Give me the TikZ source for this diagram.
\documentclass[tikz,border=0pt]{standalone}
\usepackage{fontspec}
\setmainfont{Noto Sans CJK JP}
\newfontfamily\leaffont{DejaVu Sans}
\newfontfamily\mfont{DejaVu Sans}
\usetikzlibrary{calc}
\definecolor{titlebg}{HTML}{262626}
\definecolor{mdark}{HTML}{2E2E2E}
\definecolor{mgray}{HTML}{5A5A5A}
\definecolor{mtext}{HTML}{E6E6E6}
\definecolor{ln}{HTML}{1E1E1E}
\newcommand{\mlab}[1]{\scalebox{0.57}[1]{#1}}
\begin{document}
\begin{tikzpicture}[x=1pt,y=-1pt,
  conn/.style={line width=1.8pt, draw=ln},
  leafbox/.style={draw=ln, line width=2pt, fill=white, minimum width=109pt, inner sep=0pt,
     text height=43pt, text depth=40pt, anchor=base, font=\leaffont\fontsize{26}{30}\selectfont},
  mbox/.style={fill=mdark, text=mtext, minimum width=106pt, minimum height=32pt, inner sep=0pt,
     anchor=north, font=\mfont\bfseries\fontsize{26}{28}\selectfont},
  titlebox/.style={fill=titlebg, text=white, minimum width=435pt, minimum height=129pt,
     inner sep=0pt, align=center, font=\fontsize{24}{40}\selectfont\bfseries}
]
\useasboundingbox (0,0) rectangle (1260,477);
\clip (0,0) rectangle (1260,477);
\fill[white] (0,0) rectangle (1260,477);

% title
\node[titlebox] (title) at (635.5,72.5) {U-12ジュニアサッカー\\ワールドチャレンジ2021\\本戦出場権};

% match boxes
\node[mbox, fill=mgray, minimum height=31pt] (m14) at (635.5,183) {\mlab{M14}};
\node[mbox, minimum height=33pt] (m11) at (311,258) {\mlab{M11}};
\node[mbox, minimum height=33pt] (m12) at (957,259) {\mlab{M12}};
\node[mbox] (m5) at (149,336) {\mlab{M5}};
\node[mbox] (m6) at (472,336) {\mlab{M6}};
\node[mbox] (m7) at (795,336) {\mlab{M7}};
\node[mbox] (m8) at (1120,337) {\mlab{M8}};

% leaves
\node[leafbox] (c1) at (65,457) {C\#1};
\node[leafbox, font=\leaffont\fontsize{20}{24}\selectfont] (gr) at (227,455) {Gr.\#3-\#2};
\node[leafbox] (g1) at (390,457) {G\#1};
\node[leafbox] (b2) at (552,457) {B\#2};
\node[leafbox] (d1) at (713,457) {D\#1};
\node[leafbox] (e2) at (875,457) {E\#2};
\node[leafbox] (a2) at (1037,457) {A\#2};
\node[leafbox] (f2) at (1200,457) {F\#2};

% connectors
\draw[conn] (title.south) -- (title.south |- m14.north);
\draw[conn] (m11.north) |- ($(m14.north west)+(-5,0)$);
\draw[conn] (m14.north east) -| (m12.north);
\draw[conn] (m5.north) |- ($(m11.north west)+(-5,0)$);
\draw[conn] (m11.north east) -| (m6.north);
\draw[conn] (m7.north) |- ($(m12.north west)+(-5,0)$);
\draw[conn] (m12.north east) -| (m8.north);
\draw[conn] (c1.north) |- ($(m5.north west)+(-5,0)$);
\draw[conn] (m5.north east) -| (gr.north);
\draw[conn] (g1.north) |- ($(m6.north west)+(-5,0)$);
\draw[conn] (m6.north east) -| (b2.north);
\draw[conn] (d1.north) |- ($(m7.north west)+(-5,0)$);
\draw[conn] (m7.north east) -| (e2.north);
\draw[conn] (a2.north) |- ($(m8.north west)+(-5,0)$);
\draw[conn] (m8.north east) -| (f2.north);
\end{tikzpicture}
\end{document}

..........

PROBLEM DESCRIPTION »
Only the lines from the opening of the material through the line with "(title) at (635.5,72.5)" should be echoed, exactly as written.

SOLUTION »
Give me the TikZ source for this diagram.
\documentclass[tikz,border=0pt]{standalone}
\usepackage{fontspec}
\setmainfont{Noto Sans CJK JP}
\newfontfamily\leaffont{DejaVu Sans}
\newfontfamily\mfont{DejaVu Sans}
\usetikzlibrary{calc}
\definecolor{titlebg}{HTML}{262626}
\definecolor{mdark}{HTML}{2E2E2E}
\definecolor{mgray}{HTML}{5A5A5A}
\definecolor{mtext}{HTML}{E6E6E6}
\definecolor{ln}{HTML}{1E1E1E}
\newcommand{\mlab}[1]{\scalebox{0.57}[1]{#1}}
\begin{document}
\begin{tikzpicture}[x=1pt,y=-1pt,
  conn/.style={line width=1.8pt, draw=ln},
  leafbox/.style={draw=ln, line width=2pt, fill=white, minimum width=109pt, inner sep=0pt,
     text height=43pt, text depth=40pt, anchor=base, font=\leaffont\fontsize{26}{30}\selectfont},
  mbox/.style={fill=mdark, text=mtext, minimum width=106pt, minimum height=32pt, inner sep=0pt,
     anchor=north, font=\mfont\bfseries\fontsize{26}{28}\selectfont},
  titlebox/.style={fill=titlebg, text=white, minimum width=435pt, minimum height=129pt,
     inner sep=0pt, align=center, font=\fontsize{24}{40}\selectfont\bfseries}
]
\useasboundingbox (0,0) rectangle (1260,477);
\clip (0,0) rectangle (1260,477);
\fill[white] (0,0) rectangle (1260,477);

% title
\node[titlebox] (title) at (635.5,72.5) {U-12ジュニアサッカー\\ワールドチャレンジ2021\\本戦出場権};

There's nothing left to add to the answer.